═══ RECORDS PROVIDED ═══
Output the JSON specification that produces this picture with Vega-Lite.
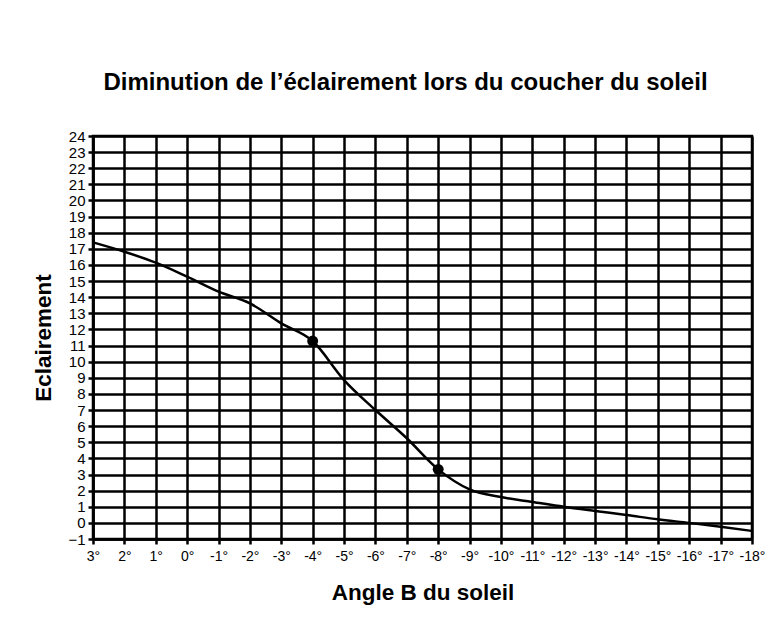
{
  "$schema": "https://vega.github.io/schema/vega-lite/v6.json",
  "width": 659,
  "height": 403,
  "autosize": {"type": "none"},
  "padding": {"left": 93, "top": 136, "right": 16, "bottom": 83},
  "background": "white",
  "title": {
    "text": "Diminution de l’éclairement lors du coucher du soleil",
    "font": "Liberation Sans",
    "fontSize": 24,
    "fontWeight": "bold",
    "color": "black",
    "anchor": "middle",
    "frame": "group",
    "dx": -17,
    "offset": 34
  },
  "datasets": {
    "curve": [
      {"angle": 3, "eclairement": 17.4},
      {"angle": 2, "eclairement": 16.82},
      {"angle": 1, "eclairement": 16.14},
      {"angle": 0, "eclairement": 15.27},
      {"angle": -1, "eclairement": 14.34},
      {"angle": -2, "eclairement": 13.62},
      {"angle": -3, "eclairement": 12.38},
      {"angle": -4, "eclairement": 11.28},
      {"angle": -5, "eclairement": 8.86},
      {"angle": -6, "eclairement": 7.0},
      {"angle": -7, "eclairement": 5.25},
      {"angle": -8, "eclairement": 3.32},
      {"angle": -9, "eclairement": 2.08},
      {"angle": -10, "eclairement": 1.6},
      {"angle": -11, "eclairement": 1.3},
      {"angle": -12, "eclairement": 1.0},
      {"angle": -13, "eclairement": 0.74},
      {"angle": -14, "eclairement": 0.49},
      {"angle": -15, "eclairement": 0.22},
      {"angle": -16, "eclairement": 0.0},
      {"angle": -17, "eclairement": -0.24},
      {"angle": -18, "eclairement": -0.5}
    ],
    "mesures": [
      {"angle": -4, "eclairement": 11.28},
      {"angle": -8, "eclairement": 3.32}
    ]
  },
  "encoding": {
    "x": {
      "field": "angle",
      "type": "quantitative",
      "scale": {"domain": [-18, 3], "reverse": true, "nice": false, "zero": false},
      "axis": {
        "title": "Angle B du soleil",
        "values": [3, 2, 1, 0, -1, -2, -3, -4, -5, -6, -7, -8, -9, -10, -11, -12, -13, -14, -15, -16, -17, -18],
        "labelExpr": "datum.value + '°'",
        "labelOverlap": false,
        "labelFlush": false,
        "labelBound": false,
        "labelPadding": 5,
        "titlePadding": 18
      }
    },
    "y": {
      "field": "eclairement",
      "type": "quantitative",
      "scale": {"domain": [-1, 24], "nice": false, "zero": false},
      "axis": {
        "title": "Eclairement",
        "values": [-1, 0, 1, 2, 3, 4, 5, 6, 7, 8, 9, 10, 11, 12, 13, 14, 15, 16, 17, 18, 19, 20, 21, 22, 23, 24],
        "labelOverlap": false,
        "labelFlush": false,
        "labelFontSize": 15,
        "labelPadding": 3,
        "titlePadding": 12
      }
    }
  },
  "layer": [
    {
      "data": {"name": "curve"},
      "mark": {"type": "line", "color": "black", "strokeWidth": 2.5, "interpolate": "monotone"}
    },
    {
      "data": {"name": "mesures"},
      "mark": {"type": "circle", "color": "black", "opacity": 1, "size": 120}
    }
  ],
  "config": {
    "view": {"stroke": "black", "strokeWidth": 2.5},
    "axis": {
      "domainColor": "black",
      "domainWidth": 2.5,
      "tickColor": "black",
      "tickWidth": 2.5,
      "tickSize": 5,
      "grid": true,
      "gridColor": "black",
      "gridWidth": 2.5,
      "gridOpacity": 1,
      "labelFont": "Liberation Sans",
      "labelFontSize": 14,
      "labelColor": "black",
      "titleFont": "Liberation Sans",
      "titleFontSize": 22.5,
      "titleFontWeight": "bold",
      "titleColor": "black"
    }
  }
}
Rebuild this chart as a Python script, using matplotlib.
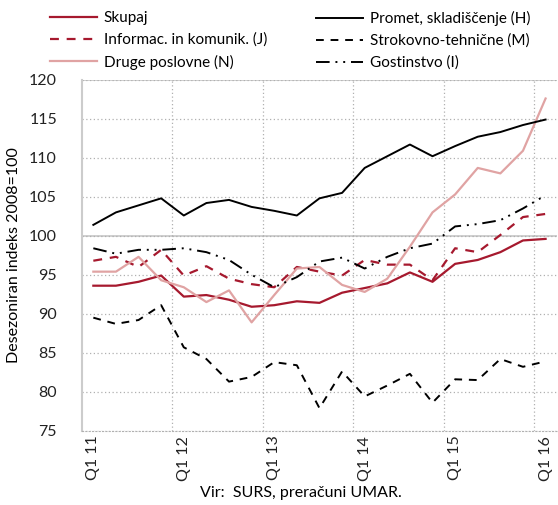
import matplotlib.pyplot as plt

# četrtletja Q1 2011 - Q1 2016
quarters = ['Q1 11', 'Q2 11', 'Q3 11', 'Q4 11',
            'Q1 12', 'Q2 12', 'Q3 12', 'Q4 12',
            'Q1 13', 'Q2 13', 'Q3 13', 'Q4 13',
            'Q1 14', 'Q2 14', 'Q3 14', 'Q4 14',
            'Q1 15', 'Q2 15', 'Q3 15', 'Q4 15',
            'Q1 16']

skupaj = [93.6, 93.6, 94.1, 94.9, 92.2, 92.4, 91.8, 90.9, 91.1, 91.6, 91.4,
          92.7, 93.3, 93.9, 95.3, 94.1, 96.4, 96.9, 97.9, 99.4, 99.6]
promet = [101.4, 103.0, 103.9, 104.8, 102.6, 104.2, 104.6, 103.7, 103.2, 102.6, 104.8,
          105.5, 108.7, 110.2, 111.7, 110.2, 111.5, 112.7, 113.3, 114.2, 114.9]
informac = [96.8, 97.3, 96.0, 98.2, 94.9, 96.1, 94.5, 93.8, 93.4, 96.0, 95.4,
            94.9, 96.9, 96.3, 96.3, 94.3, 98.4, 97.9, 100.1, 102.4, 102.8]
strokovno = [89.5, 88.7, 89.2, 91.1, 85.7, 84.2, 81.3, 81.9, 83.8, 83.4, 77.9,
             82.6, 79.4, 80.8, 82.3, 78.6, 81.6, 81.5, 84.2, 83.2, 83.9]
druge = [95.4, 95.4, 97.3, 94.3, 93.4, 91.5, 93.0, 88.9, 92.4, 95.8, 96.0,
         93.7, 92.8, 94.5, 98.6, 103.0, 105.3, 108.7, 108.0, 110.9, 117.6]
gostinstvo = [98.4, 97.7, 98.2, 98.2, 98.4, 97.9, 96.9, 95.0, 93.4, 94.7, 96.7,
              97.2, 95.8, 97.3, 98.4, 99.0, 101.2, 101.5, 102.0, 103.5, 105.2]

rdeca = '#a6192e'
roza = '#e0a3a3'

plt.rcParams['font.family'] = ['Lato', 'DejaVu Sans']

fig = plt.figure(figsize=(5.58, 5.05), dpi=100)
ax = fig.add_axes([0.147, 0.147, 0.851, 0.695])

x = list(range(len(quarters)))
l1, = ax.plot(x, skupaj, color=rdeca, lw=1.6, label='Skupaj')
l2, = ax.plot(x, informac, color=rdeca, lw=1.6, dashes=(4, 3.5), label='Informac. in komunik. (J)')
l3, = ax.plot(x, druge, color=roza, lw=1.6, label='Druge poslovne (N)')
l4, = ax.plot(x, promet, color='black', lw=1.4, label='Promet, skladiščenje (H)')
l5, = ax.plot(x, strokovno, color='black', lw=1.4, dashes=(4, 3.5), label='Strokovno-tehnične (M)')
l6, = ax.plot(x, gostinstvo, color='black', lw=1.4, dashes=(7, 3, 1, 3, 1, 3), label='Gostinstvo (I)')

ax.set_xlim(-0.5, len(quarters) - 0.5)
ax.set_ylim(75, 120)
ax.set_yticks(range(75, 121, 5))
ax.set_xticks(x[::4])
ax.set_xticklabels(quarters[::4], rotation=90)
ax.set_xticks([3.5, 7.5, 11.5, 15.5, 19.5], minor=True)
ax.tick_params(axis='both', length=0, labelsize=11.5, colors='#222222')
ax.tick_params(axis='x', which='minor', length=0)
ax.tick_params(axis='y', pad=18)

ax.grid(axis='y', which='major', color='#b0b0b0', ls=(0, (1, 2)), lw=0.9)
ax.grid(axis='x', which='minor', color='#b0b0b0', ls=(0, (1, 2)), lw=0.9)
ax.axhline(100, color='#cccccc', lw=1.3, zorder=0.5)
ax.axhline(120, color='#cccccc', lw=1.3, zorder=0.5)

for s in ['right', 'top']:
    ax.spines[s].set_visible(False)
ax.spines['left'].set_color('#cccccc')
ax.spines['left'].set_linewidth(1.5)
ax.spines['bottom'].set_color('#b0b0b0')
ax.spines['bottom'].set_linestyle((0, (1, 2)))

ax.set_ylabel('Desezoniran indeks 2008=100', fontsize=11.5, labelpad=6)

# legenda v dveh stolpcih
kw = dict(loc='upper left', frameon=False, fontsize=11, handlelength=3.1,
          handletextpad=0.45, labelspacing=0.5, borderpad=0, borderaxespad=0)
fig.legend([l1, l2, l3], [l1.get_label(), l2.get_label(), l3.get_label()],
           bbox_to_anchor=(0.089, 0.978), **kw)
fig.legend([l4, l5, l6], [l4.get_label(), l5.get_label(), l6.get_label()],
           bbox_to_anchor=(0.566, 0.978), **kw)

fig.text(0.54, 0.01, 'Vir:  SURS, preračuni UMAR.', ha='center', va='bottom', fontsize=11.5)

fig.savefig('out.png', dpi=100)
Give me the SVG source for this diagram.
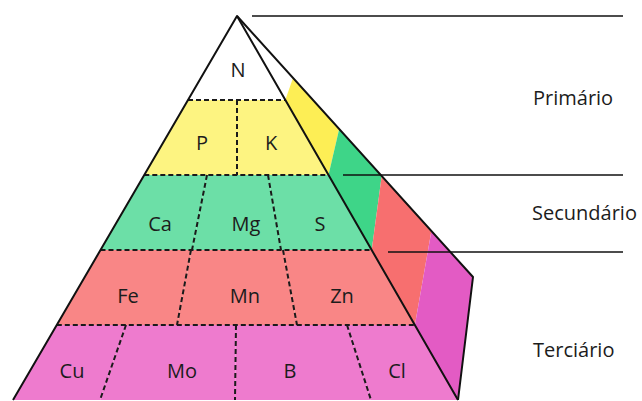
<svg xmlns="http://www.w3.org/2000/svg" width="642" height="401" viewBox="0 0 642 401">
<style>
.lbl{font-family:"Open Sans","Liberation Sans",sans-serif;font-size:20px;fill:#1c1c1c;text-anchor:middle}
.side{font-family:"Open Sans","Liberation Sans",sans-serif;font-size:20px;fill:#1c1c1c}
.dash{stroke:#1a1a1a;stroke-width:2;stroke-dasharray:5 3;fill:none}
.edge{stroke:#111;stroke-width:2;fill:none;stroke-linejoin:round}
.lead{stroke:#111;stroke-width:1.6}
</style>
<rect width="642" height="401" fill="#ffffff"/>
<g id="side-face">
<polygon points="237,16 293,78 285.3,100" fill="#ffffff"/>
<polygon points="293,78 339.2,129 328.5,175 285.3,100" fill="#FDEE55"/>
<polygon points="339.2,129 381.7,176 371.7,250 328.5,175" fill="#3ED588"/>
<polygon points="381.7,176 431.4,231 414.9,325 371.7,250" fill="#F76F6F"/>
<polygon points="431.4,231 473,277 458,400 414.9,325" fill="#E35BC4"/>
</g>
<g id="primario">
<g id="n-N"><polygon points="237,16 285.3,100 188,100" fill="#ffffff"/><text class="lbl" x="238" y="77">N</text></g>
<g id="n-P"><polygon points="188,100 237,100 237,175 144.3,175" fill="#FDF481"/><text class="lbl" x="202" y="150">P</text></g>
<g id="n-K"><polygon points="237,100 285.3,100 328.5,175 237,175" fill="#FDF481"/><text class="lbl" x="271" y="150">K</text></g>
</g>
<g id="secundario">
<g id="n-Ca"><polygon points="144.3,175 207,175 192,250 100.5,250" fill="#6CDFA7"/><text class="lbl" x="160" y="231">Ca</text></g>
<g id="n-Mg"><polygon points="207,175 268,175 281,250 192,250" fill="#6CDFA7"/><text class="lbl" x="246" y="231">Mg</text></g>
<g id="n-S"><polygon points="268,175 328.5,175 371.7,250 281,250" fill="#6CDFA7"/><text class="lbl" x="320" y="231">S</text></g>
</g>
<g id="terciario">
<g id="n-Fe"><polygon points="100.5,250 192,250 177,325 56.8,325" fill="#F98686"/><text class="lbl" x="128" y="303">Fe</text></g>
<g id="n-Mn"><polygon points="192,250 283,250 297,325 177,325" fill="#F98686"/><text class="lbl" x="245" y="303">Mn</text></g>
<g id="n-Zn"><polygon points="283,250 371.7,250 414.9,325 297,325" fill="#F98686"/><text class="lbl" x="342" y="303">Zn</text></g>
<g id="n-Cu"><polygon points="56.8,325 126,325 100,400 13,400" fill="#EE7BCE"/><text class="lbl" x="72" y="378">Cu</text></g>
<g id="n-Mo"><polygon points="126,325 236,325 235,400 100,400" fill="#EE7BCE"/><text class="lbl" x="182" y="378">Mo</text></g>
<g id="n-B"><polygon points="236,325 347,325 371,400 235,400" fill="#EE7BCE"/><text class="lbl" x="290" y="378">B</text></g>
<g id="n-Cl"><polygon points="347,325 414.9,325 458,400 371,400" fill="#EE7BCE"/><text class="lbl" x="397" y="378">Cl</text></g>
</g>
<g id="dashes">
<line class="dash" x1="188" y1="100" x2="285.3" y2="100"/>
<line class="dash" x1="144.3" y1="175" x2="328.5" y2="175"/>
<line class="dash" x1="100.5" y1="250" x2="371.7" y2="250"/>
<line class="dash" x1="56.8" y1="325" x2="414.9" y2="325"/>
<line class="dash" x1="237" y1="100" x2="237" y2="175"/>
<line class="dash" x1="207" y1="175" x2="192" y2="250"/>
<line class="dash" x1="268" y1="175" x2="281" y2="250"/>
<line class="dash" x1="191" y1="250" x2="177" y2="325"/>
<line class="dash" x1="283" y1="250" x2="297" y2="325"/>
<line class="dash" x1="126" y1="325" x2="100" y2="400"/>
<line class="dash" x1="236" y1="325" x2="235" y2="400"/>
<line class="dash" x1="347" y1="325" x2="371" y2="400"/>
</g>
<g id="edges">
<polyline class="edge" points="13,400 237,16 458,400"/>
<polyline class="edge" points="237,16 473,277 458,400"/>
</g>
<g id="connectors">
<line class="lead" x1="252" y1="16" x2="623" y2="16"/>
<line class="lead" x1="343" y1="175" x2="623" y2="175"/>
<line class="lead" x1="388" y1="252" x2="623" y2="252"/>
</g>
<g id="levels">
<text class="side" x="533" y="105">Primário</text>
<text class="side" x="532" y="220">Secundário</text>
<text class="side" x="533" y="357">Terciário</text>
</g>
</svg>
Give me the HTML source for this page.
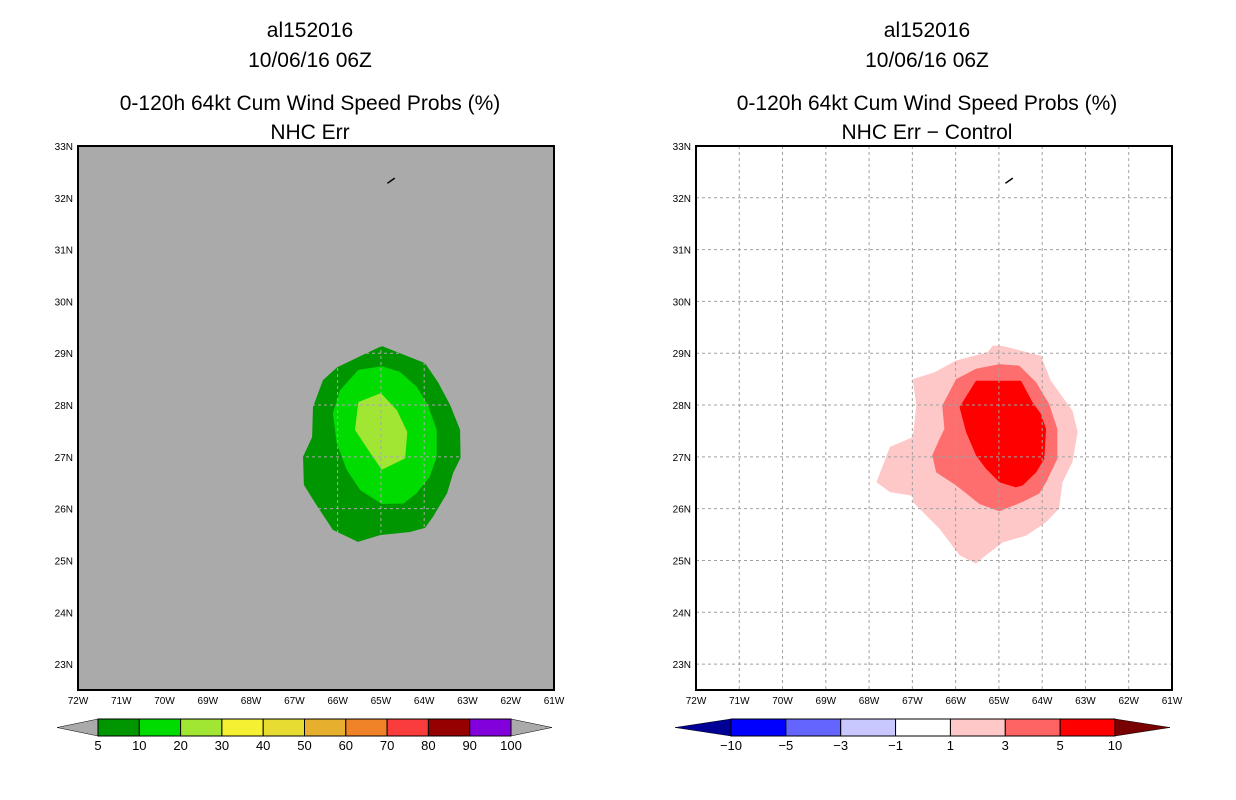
═══
◆ WHAT THE TASK REQUIRES ◆
Take the stretch from the line containing "Rebuild this chart" through the line containing "3), label='Gostinstvo (I)')" and reproduce it exactly, both ends included. Omit the pictures.

◆ THE REPLY ◆
Rebuild this chart as a Python script, using matplotlib.
import matplotlib.pyplot as plt

# četrtletja Q1 2011 - Q1 2016
quarters = ['Q1 11', 'Q2 11', 'Q3 11', 'Q4 11',
            'Q1 12', 'Q2 12', 'Q3 12', 'Q4 12',
            'Q1 13', 'Q2 13', 'Q3 13', 'Q4 13',
            'Q1 14', 'Q2 14', 'Q3 14', 'Q4 14',
            'Q1 15', 'Q2 15', 'Q3 15', 'Q4 15',
            'Q1 16']

skupaj = [93.6, 93.6, 94.1, 94.9, 92.2, 92.4, 91.8, 90.9, 91.1, 91.6, 91.4,
          92.7, 93.3, 93.9, 95.3, 94.1, 96.4, 96.9, 97.9, 99.4, 99.6]
promet = [101.4, 103.0, 103.9, 104.8, 102.6, 104.2, 104.6, 103.7, 103.2, 102.6, 104.8,
          105.5, 108.7, 110.2, 111.7, 110.2, 111.5, 112.7, 113.3, 114.2, 114.9]
informac = [96.8, 97.3, 96.0, 98.2, 94.9, 96.1, 94.5, 93.8, 93.4, 96.0, 95.4,
            94.9, 96.9, 96.3, 96.3, 94.3, 98.4, 97.9, 100.1, 102.4, 102.8]
strokovno = [89.5, 88.7, 89.2, 91.1, 85.7, 84.2, 81.3, 81.9, 83.8, 83.4, 77.9,
             82.6, 79.4, 80.8, 82.3, 78.6, 81.6, 81.5, 84.2, 83.2, 83.9]
druge = [95.4, 95.4, 97.3, 94.3, 93.4, 91.5, 93.0, 88.9, 92.4, 95.8, 96.0,
         93.7, 92.8, 94.5, 98.6, 103.0, 105.3, 108.7, 108.0, 110.9, 117.6]
gostinstvo = [98.4, 97.7, 98.2, 98.2, 98.4, 97.9, 96.9, 95.0, 93.4, 94.7, 96.7,
              97.2, 95.8, 97.3, 98.4, 99.0, 101.2, 101.5, 102.0, 103.5, 105.2]

rdeca = '#a6192e'
roza = '#e0a3a3'

plt.rcParams['font.family'] = ['Lato', 'DejaVu Sans']

fig = plt.figure(figsize=(5.58, 5.05), dpi=100)
ax = fig.add_axes([0.147, 0.147, 0.851, 0.695])

x = list(range(len(quarters)))
l1, = ax.plot(x, skupaj, color=rdeca, lw=1.6, label='Skupaj')
l2, = ax.plot(x, informac, color=rdeca, lw=1.6, dashes=(4, 3.5), label='Informac. in komunik. (J)')
l3, = ax.plot(x, druge, color=roza, lw=1.6, label='Druge poslovne (N)')
l4, = ax.plot(x, promet, color='black', lw=1.4, label='Promet, skladiščenje (H)')
l5, = ax.plot(x, strokovno, color='black', lw=1.4, dashes=(4, 3.5), label='Strokovno-tehnične (M)')
l6, = ax.plot(x, gostinstvo, color='black', lw=1.4, dashes=(7, 3, 1, 3, 1, 3), label='Gostinstvo (I)')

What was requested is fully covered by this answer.